Mercy is for Everyone!

The third thing that makes St. Luke's gospel the gospel of mercy in a special way is its emphasis on the universal scope of Divine Mercy: God intends to embrace all people with His mercy, through Jesus Christ. We have already seen this theme in the canticles in the first chapter of the gospel, especially in the "Benedictus" of Zechariah, where he sings a hymn of praise to the Lord who gives "light to those who dwell in darkness, and the shadow of death"-that is, to the Gentiles. We find the same theme in the "Nunc Dimittis" of old Simeon in chapter two. Simeon speaks of Christ as a light for everyone:

For mine eyes have seen Thy salvation, which Thou has prepared before the presence of all peoples, a light for revelation to the Gentiles, and for glory to Thy people Israel.

The universality of Divine Mercy is a recurrent theme in St. Luke's gospel. In chapter three, for example, he quotes Isaiah 40:3-5 as a prophecy about the coming of John the Baptist ("the voice of one crying in the wilderness"), but unlike St. Matthew (who quotes the same prophecy), Luke quotes its final line: "And all flesh [that is, all humanity] shall see the salvation of God."

Saint Luke also traces his genealogy of Jesus in chapter three not just back to Abraham-the father of the Jewish nation according to the Bible - as St.
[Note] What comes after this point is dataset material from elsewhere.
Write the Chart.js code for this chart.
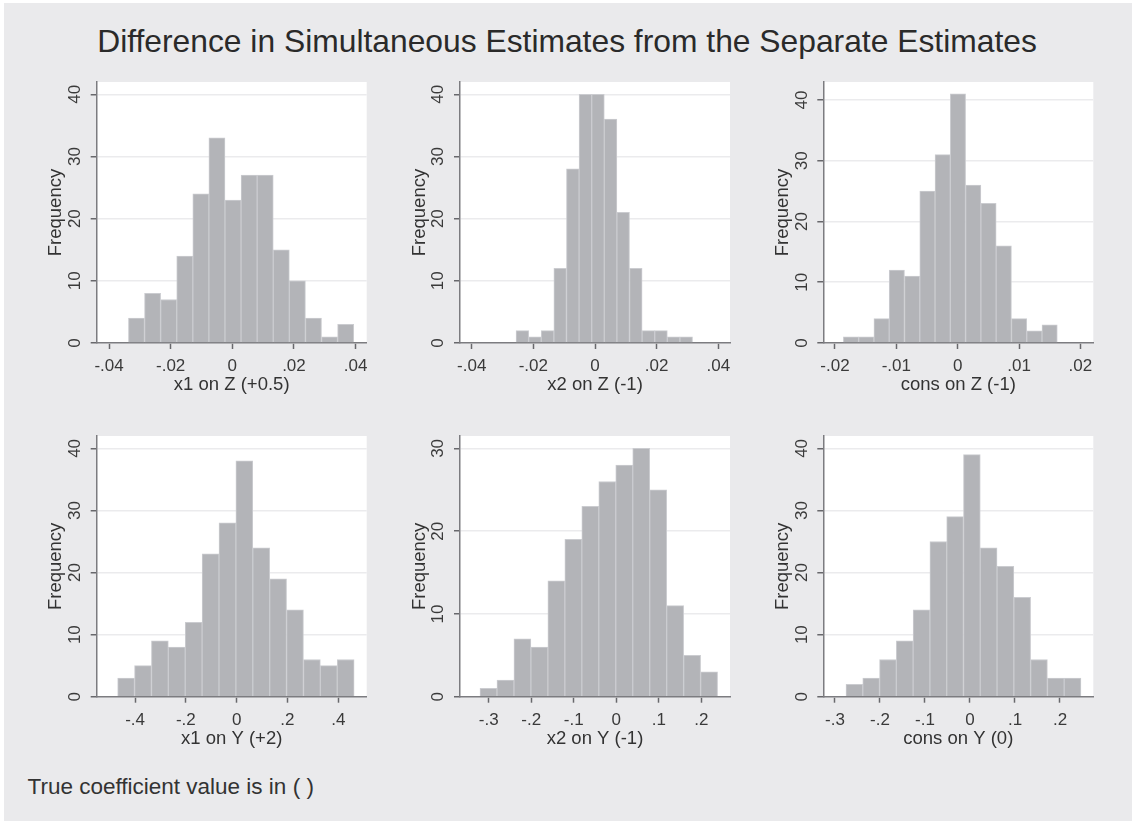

Matthew had done, but all the way back to Adam, the father of all mankind. Luke ends his genealogy with the words, "the son of Adam, the son of God," thereby identifying God as Adam's father. In short, Luke seems to be saying that all descendents of Adam are children of God, and this is another sign that Jesus' saving mission is intended to be universal in scope.

Another way that St. Luke emphasizes this theme is by including in his gospel stories of how Jesus reached out to all kinds of people, of every gender, class, race, and moral character. In his essay "St. Luke, the Gospel of Mercy" (in Divine Mercy: The Heart of the Gospel, Marian Press, 1999, p. 25), Rick Torretto points out that if we confine ourselves to material unique to St. Luke's gospel, we can see that he deliberately included many stories about Jesus that stress this theme. We find:

1) The cure of the servant of a centurion, who was a military officer from the dreaded occupying army of Palestine.
2) A son is raised to life because he was the only son of a widow who would be left destitute without him.
3) A woman of questionable reputation who anoints Jesus.
4) Female disciples who travel with and supported Him in His ministry; women were considered second-class citizens in ancient Israel.
5) Jesus cures a demoniac: at the very least a psychologically challenged person!
6) He tells the Parable of the Good Samaritan; Samaritans were considered heretical, sectarian half-breeds.
7) In another parable, Lazarus, a homeless, poor, sick individual, is welcomed into Abraham's bosom in heaven.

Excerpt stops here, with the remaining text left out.